Zaffar Sadiq Mohamed-Ghouse

Modelling Spatial Variation of Data Quality in Databases

ZaffirSadiq sq
University
University of Melbourne
Supervisor (Academic)
Dr Matt Duckham, University of Melbourne
Supervisor (Industry)
Geoff Lawford, Geoscience Australia
Projects
mysite
Employment
Business Development, Research and International Relations, CRC for Spatial Information
Thesis Abstract

The spatial data community relies on the quality of its data. This research investigates new ways of storing and retrieving spatial data quality information in databases. Given the importance of features and sub-feature variation, three different data quality models of spatial variation in quality have been identified and defined: per-feature, feature-independent and feature-hybrid. Quality information is stored against each feature in the per-feature model. In the feature-independent model, quality information is independent of the feature. The feature-hybrid is derived from a combination of the other two models. In general, each model of spatial variation is different in its representational and querying capabilities. However, no model is entirely superior in storing and retrieving spatially varying quality. Hence, an integrated data model called as RDBMS for Spatial Variation in Quality (RSVQ) was developed by integrating per-feature, feature-independent and feature-hybrid data quality models. The RSVQ data model provides flexible representation of SDQ, which can be stored alongside individual features or parts of features in the database, or as an independent spatial data layer.
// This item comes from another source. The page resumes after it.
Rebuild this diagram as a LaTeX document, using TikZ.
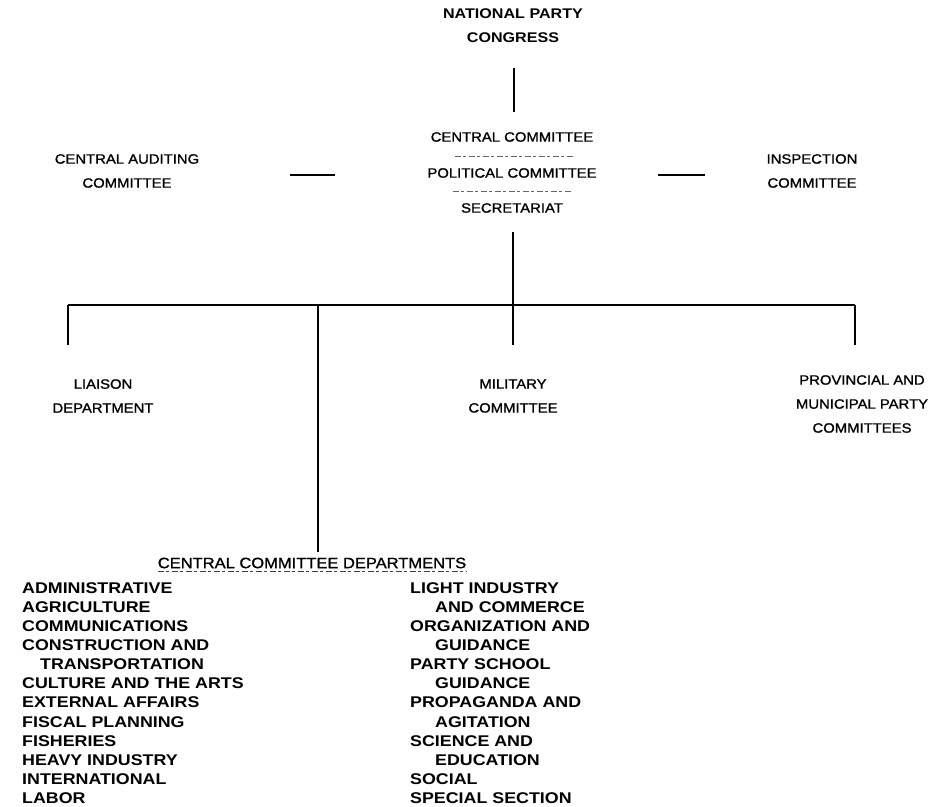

The thesis reports on how Oracle 10g spatial RDBMS was used to implement this model. An investigation into the different querying mechanisms resulted in the development of a new WITHQUALITY keyword as an extension to SQL. The WITHQUALITY keyword has been designed in such a way that it can perform automatic query optimization, which leads to faster retrieval of quality when compared to existing query mechanism. A user interface was built using Oracle Forms 10g which enables the user to perform single and multiple queries in addition to conversion between models (example, per-feature to feature-independent). The evaluation, which includes an industry case study, shows how these techniques can improve the spatial data community’s ability to represent and record data quality information.